Beating enemy rooms will give you a chest with health-restoring items, but health doesn’t reset between ship raids. Avoiding damage is key, which can be tricky when you find yourself in a room full of spikes, rotating bombs, and laser grids. The ships grow in size and the rooms grow in difficulty as you progress toward the boss. I experienced a combination of dread and delight upon entering new rooms. According to the developers, the ships are procedurally built out of handcrafted rooms with layered variants creating the difficulty. You won’t get an impossible room layout. A room gets harder by combining environmental hazards with enemy types, for instance. This means that tough rooms never feel like a bad roll of the dice. They always make sense, even if that sense is ‘terrifying death trap.’

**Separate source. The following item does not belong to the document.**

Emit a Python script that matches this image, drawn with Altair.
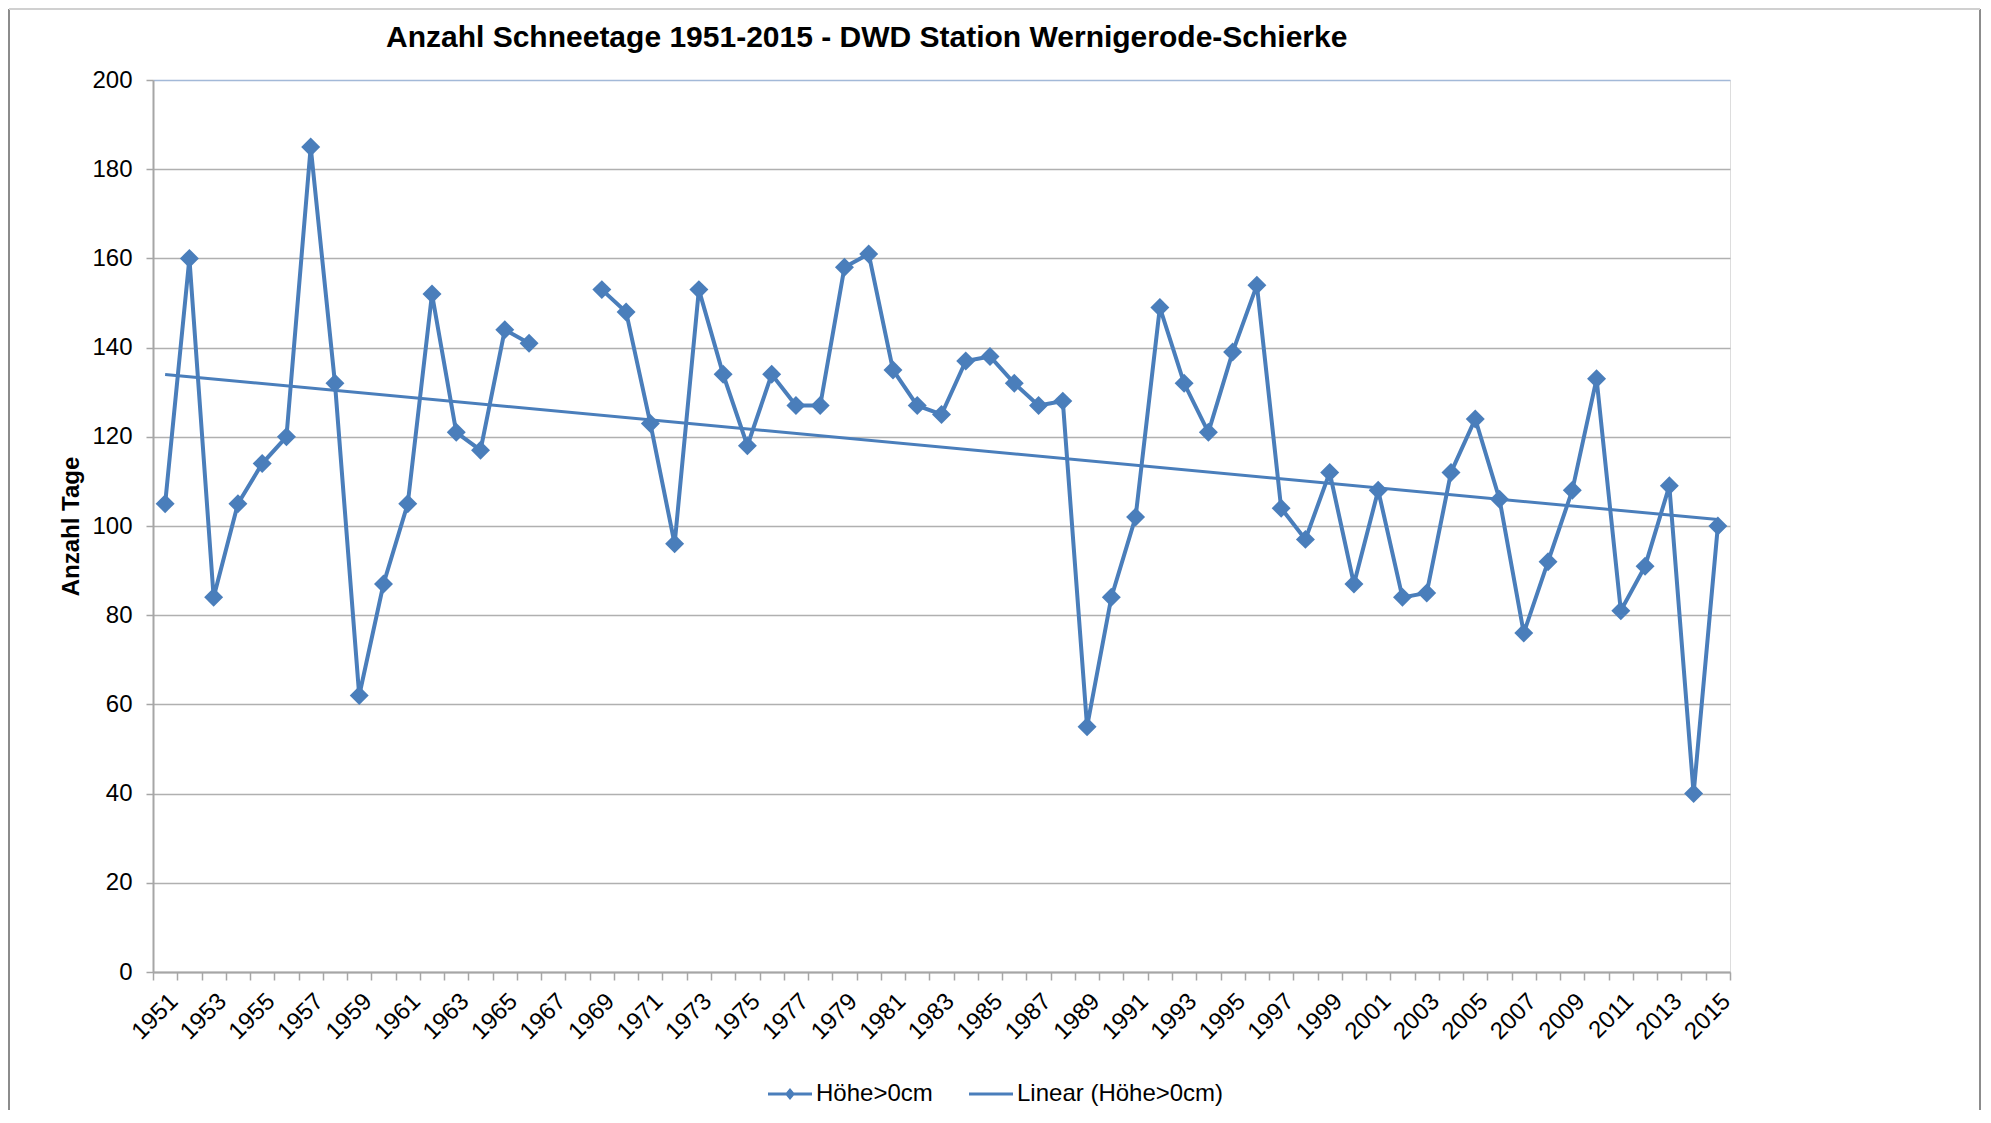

Perks can make some of these rooms easier. Perks are powers you can equip through runs, either temporarily by finding them, earning them as you level up across lives, or by purchasing them at the black market and equipping them in limited slots. I’m fond of the three-slot perk that makes you fall slower, as well as the two-slot perk that gives you a health-boosting apple at the start of each ship. Other perks unlock bomb types, help you run faster, or give you more XP. Switching perks hasn’t drastically changed my experience, but they’re nice complements to however I naturally play. I’m not very good at avoiding damage, so I need all the health perks I can get.

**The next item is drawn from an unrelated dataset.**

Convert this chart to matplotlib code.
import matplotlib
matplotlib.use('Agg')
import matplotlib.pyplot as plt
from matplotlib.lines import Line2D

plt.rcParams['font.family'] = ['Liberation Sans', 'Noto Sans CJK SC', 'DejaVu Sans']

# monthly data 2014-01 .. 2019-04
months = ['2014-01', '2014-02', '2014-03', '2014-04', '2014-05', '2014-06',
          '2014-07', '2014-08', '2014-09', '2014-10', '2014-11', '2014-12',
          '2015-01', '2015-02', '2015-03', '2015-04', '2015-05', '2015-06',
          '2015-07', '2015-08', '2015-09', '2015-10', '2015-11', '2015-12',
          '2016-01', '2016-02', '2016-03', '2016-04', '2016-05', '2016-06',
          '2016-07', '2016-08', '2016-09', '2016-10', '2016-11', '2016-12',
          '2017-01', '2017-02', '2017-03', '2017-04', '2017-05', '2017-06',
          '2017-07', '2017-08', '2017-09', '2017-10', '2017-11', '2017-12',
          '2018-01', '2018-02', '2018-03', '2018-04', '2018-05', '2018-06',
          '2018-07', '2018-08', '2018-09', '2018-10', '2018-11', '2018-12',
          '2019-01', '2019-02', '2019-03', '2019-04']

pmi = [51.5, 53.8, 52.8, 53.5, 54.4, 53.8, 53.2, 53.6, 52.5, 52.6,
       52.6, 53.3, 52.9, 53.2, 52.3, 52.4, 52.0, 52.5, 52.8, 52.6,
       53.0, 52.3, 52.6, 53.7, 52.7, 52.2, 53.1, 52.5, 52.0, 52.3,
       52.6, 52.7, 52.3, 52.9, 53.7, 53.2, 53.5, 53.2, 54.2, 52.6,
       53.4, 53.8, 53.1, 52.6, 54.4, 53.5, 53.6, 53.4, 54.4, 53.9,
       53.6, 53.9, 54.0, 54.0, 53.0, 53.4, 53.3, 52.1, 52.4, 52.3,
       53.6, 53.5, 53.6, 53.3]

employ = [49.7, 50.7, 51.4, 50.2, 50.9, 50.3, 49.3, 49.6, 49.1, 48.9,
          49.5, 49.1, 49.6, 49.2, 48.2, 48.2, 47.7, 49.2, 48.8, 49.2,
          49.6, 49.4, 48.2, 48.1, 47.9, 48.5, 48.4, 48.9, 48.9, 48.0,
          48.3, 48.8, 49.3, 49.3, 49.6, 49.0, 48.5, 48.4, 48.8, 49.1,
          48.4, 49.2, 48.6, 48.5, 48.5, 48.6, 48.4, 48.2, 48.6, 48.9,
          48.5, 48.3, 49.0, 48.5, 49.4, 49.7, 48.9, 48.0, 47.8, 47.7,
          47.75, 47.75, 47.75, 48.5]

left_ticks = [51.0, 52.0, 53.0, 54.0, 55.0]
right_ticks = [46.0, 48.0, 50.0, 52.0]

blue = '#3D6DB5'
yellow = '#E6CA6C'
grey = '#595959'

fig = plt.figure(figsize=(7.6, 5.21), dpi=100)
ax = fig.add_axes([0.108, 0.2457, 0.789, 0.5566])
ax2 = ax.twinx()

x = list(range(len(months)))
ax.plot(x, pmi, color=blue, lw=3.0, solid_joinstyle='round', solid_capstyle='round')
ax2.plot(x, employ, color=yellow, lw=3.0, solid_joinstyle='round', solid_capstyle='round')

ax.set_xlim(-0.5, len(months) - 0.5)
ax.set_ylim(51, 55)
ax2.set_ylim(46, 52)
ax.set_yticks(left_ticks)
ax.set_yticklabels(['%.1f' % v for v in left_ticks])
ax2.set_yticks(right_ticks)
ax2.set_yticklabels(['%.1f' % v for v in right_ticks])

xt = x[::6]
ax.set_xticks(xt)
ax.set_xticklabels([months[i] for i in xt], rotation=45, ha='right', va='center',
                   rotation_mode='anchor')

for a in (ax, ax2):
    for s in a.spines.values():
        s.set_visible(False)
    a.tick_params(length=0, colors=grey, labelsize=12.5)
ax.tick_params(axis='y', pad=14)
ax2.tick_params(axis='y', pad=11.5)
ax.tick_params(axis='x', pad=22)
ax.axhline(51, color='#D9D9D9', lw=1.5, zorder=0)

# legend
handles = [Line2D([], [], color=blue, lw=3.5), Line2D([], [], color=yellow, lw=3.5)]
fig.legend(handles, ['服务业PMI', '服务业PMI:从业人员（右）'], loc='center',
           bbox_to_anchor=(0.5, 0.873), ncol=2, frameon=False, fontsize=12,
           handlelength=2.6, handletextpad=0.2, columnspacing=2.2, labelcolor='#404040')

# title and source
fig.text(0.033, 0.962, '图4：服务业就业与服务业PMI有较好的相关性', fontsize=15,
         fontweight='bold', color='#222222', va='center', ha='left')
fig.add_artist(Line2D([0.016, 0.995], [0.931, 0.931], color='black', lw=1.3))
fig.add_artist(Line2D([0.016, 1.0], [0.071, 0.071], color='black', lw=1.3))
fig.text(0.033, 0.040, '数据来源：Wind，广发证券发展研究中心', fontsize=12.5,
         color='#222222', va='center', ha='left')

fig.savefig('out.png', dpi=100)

While this all seems like a lot to explain—not made easier by the game’s obscure lore and retro obtuseness—in practice it’s seamless. Flinthook is fast-paced and satisfying, made moreso by its pounding 8-bit soundtrack and blocky pixel art. There are obvious nods to modern roguelikes such as Spelunky and Rogue Legacy, but not in a derivative way. Flinthook embraces those games’ difficulty and consistency, and as such my current failure to overcome the first boss feels very much like my failure. I can only assume future bosses are harder, but the first levels are already quite hard enough for me, thanks.
As in Spelunky, I can easily pick out where I went wrong: I didn’t prioritize a certain enemy type, I didn’t play defensively enough, I panicked and just kept jumping on those damn spikes over and over. I’ve snarled at frustration at Flinthook, but it’s always been at myself rather than the game. My attempts never get old or feel unfair, and it’s easy to jump into a new run the moment I fail. The moment-to-moment gameplay is fast and legible, satisfying enough to sustain the multiple tries roguelikes require. Progress is a matter of skill, quick thinking, and learning from your mistakes.
I’m not dissatisfied with my lack of progress (I am a little embarrassed, however). Fans of bullet hells will probably progress much faster than I have. So far Flinthook is the right amount of hard, and I can see it entering my go-to roster of games alongside some of my other favorite indies like Gonner, Teleglitch, and Heavy Bullets. It’s lighthearted, colorful, and tough but fair.